__Task goal__: Will you output the lines between the ones holding "Write a component" and "const CANVAS_H = 570;", inclusive, exactly as they stand, and only those lines, with the pictures left out?

__Recorded data__:
----

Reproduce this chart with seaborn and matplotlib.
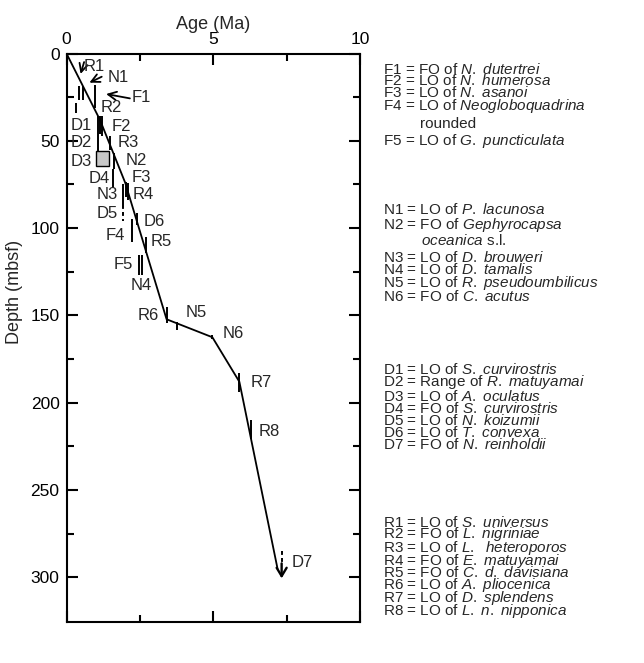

----

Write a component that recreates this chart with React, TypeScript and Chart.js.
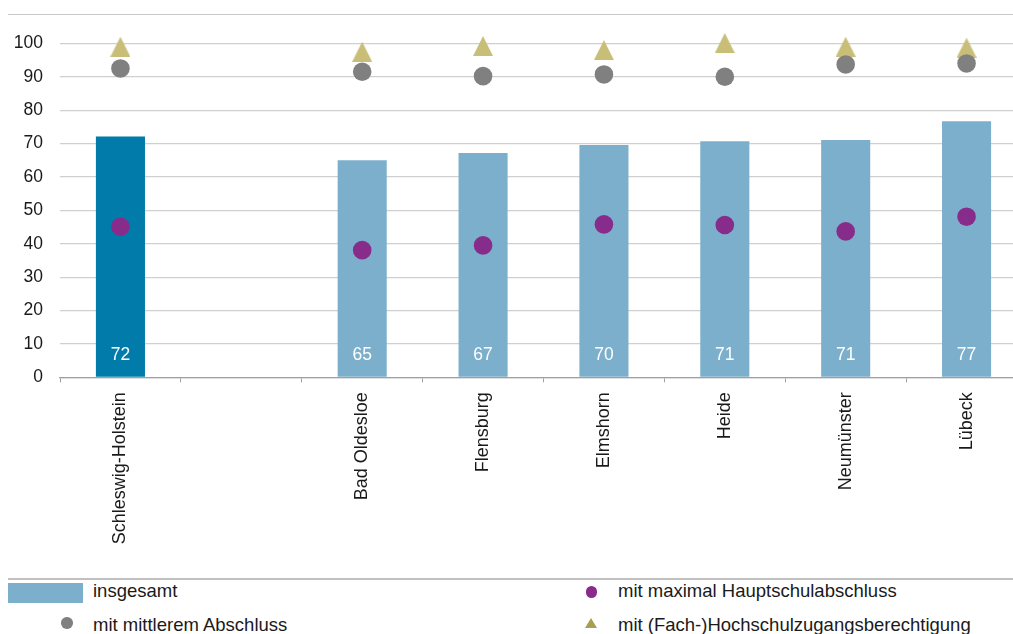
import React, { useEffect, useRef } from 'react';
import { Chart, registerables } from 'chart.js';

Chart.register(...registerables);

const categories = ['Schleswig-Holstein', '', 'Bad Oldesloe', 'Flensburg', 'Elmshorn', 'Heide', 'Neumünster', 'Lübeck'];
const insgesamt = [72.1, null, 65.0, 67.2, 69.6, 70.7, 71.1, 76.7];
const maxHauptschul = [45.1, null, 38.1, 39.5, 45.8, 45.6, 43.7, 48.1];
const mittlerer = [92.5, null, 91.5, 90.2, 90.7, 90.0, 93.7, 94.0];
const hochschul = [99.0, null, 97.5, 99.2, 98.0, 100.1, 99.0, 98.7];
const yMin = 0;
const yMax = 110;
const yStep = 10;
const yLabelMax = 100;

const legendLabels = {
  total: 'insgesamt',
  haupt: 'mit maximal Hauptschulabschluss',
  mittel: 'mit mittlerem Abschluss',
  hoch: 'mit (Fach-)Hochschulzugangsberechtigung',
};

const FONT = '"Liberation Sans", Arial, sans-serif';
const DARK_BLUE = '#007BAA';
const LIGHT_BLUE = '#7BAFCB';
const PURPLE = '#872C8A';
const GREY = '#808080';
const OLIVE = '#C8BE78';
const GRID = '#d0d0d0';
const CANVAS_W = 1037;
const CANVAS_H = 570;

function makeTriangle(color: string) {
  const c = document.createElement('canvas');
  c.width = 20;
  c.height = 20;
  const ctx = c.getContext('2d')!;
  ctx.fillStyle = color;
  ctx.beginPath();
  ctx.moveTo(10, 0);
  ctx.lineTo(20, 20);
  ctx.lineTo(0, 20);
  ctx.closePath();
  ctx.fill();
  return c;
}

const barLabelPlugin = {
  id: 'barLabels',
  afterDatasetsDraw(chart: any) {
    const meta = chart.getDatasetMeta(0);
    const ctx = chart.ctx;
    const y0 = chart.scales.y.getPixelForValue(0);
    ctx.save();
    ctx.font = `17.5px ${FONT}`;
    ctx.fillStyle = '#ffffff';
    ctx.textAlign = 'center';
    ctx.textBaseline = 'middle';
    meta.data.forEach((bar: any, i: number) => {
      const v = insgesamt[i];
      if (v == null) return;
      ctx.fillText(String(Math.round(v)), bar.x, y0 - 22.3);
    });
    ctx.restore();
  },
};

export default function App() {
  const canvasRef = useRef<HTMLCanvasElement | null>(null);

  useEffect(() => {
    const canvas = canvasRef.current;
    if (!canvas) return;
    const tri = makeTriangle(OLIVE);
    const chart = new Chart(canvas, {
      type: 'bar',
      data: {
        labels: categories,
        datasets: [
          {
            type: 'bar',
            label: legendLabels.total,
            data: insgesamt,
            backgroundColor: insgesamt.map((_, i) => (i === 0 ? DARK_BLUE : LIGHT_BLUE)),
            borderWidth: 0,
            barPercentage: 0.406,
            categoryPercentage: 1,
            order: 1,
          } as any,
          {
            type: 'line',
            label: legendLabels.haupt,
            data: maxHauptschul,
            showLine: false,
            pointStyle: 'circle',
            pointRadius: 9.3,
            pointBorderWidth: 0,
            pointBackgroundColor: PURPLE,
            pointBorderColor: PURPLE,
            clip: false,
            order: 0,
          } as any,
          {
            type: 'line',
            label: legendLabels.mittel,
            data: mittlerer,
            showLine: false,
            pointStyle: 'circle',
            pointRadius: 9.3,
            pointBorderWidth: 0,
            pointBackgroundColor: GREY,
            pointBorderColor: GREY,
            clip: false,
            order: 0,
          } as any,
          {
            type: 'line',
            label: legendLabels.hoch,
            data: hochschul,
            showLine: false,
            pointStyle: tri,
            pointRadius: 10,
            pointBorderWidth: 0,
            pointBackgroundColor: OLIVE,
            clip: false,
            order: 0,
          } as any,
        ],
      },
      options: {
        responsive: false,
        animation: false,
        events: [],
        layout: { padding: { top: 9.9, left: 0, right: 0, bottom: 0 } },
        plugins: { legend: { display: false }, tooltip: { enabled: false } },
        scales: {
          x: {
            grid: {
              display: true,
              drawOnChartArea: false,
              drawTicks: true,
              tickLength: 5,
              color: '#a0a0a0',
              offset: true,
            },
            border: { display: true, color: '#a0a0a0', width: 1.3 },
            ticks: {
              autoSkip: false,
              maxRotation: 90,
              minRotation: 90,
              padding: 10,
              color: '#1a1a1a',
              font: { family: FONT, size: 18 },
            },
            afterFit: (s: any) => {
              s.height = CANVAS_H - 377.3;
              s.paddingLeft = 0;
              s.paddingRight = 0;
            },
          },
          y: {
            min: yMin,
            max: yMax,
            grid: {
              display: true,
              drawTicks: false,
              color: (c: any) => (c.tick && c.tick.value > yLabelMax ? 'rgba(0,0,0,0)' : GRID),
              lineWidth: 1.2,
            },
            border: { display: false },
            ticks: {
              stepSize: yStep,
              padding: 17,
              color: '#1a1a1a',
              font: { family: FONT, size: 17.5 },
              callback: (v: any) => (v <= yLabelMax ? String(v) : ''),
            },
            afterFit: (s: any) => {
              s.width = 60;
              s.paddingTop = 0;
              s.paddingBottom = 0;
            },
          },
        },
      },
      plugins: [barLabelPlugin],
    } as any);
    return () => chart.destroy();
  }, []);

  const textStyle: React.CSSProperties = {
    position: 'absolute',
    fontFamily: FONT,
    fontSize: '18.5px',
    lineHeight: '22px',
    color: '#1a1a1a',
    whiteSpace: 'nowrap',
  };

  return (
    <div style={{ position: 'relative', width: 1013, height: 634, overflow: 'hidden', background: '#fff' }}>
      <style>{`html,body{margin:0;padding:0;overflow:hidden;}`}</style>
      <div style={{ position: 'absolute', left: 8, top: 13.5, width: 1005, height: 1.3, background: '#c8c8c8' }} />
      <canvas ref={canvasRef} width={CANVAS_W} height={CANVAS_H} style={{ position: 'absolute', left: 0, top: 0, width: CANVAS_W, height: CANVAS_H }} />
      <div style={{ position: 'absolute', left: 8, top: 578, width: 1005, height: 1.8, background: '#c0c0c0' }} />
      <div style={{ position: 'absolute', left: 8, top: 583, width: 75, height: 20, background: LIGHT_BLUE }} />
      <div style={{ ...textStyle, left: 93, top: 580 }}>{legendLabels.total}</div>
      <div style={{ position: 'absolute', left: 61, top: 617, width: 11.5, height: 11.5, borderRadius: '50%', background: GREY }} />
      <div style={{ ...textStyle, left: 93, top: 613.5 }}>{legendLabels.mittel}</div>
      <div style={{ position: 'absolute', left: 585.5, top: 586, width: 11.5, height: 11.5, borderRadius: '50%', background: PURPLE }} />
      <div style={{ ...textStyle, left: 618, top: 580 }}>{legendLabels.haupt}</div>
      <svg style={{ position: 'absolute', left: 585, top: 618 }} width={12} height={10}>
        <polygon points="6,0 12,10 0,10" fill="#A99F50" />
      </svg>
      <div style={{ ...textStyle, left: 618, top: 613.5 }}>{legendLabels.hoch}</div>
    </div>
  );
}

----

__Exercise output__:
Write a component that recreates this chart with React, TypeScript and Chart.js.
import React, { useEffect, useRef } from 'react';
import { Chart, registerables } from 'chart.js';

Chart.register(...registerables);

const categories = ['Schleswig-Holstein', '', 'Bad Oldesloe', 'Flensburg', 'Elmshorn', 'Heide', 'Neumünster', 'Lübeck'];
const insgesamt = [72.1, null, 65.0, 67.2, 69.6, 70.7, 71.1, 76.7];
const maxHauptschul = [45.1, null, 38.1, 39.5, 45.8, 45.6, 43.7, 48.1];
const mittlerer = [92.5, null, 91.5, 90.2, 90.7, 90.0, 93.7, 94.0];
const hochschul = [99.0, null, 97.5, 99.2, 98.0, 100.1, 99.0, 98.7];
const yMin = 0;
const yMax = 110;
const yStep = 10;
const yLabelMax = 100;

const legendLabels = {
  total: 'insgesamt',
  haupt: 'mit maximal Hauptschulabschluss',
  mittel: 'mit mittlerem Abschluss',
  hoch: 'mit (Fach-)Hochschulzugangsberechtigung',
};

const FONT = '"Liberation Sans", Arial, sans-serif';
const DARK_BLUE = '#007BAA';
const LIGHT_BLUE = '#7BAFCB';
const PURPLE = '#872C8A';
const GREY = '#808080';
const OLIVE = '#C8BE78';
const GRID = '#d0d0d0';
const CANVAS_W = 1037;
const CANVAS_H = 570;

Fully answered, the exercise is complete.